For most of its local clients, TalentQL mainly assists with recruitment. The other model entails hiring vetted engineers for international companies, managing them, and providing tax and health insurance services.
“We’re coming to the market to support the talent with health insurance, some tools to work with and a community to be part of. These are some of the offerings I think sets us apart from other companies,” Yusuf said to TechCrunch over a phone call.
But despite that, the company has faced the same challenge that has plagued the space — the lack of senior engineering talent. When most engineers reach that level of expertise, they tend to leave the country to the U.S. and Europe for better opportunities or, better still, launch their own startups. It’s a problem Andela faced in the past, resulting in the layoff of 400 junior developers “due to market demand for more senior engineering talent.”
Yusuf says this is why the company is pursuing a Pan-African and diasporan play (Africans in the U.S. and Europe), hoping to fill in the gap with senior talent from these places. And to further consolidate its Pan-African ambitions, it is planning to open an office in Kenya in the coming months.
Although TalentQL is fully remote, Yusuf says this has to happen to establish the right kind of understanding between on-the-ground recruiters and the engineers.
“We want a situation where when we’re recruiting from other countries, our technical recruiters are from those countries. We want them to be able to speak the language of these engineers and understand the culture of their countries,” the CEO added.
TalentQL currently has over 100 tech skills available with more than 2,000 developers on its platform. These developers cater to clients from the U.S., Europe, Nigeria and Kenya. The CEO says the company is also in talks with some Fortune 500 companies to execute placements for their African expansion.
In addition to the $300,000 pre-seed secured last year, the 6-month-old company will receive a $120,000 investment from Techstars. But besides the funding, Techstars’ backing will be crucial in two ways, according to Yusuf. First is how it operates going forward in a crowded tech talent marketplace with the likes of Ethiopia’s Gebeya and Nigeria’s Decagon and Semicolon. The other would be helping the company to be a global company, not just an African one.
For Sunil Sharma, the managing director of Techstars Toronto and an investor in five Nigerian startups, Techstars’ investment in TalentQL gives the accelerator a chance to participate in the burgeoning tech talent space.

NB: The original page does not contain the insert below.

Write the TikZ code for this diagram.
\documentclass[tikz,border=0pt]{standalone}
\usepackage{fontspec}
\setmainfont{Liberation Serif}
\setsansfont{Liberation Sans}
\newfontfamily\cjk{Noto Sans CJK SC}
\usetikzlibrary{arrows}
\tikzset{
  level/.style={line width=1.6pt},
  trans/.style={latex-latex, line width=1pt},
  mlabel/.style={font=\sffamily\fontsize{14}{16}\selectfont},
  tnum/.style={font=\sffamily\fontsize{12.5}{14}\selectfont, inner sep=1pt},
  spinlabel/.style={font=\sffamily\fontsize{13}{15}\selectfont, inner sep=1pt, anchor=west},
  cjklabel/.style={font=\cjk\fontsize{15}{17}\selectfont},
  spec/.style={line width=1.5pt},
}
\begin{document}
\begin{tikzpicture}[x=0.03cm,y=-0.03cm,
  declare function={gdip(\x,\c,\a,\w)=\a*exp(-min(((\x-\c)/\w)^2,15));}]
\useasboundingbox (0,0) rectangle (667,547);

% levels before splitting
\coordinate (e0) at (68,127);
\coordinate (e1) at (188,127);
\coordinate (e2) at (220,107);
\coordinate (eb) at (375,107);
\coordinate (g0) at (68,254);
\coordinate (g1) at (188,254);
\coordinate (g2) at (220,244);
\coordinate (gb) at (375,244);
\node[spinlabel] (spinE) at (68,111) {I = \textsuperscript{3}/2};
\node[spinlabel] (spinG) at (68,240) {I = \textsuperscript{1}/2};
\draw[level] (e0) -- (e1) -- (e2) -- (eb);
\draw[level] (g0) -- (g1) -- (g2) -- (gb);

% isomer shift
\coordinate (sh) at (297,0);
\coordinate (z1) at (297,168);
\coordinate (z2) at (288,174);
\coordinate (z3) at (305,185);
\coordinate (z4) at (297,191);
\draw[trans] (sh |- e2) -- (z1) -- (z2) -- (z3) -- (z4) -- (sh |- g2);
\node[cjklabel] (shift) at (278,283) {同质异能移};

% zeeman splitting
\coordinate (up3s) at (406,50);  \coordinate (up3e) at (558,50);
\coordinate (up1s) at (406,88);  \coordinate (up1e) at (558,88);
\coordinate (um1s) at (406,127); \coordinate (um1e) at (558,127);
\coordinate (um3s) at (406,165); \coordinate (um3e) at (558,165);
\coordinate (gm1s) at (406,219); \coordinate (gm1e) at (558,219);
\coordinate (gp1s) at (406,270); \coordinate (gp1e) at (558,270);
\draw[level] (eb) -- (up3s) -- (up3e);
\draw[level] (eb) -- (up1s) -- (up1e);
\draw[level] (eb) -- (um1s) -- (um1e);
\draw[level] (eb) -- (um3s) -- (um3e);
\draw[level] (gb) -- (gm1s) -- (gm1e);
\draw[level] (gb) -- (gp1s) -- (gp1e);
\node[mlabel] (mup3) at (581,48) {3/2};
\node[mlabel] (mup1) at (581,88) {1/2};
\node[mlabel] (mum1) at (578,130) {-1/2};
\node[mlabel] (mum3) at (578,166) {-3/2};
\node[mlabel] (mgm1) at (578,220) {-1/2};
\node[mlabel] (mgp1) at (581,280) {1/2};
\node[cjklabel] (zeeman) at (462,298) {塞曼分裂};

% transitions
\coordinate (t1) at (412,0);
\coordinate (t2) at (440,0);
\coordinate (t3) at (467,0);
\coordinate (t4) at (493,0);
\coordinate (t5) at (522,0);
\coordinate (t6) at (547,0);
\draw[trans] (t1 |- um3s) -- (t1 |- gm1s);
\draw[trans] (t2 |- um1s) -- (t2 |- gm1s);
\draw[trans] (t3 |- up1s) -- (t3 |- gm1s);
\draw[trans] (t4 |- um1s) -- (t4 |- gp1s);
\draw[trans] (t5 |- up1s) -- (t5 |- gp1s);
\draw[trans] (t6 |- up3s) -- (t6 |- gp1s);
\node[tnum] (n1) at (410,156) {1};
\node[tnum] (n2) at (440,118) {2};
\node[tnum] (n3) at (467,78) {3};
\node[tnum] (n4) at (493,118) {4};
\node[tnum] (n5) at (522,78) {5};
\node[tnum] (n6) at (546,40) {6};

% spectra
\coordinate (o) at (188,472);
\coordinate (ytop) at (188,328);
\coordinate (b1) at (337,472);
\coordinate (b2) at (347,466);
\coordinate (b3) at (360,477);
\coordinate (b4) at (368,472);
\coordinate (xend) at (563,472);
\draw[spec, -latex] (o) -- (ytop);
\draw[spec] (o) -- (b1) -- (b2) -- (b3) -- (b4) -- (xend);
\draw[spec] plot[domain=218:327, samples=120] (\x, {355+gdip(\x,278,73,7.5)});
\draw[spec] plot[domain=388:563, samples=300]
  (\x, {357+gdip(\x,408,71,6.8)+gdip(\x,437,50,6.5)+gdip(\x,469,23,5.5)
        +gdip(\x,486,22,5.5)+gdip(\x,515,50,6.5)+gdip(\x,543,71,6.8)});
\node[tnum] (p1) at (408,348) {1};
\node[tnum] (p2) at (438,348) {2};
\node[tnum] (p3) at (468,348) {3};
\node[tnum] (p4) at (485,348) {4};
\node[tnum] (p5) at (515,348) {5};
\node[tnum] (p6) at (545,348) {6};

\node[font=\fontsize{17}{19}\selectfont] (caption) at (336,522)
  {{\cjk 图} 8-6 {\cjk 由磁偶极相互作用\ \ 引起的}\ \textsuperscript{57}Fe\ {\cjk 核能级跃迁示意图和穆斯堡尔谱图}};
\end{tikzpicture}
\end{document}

“The rise of Nigeria is more widely appreciated now in terms of technology sectors like finance, mobility and e-commerce, where talented Nigerians are not only bringing innovation and disruption but are doing so rapidly and at scale. Equally as intriguing is the opportunity relating to talent itself as Nigerians and Africans across the continent are contributing more to supporting tech companies across the world, and we think this is just the start.”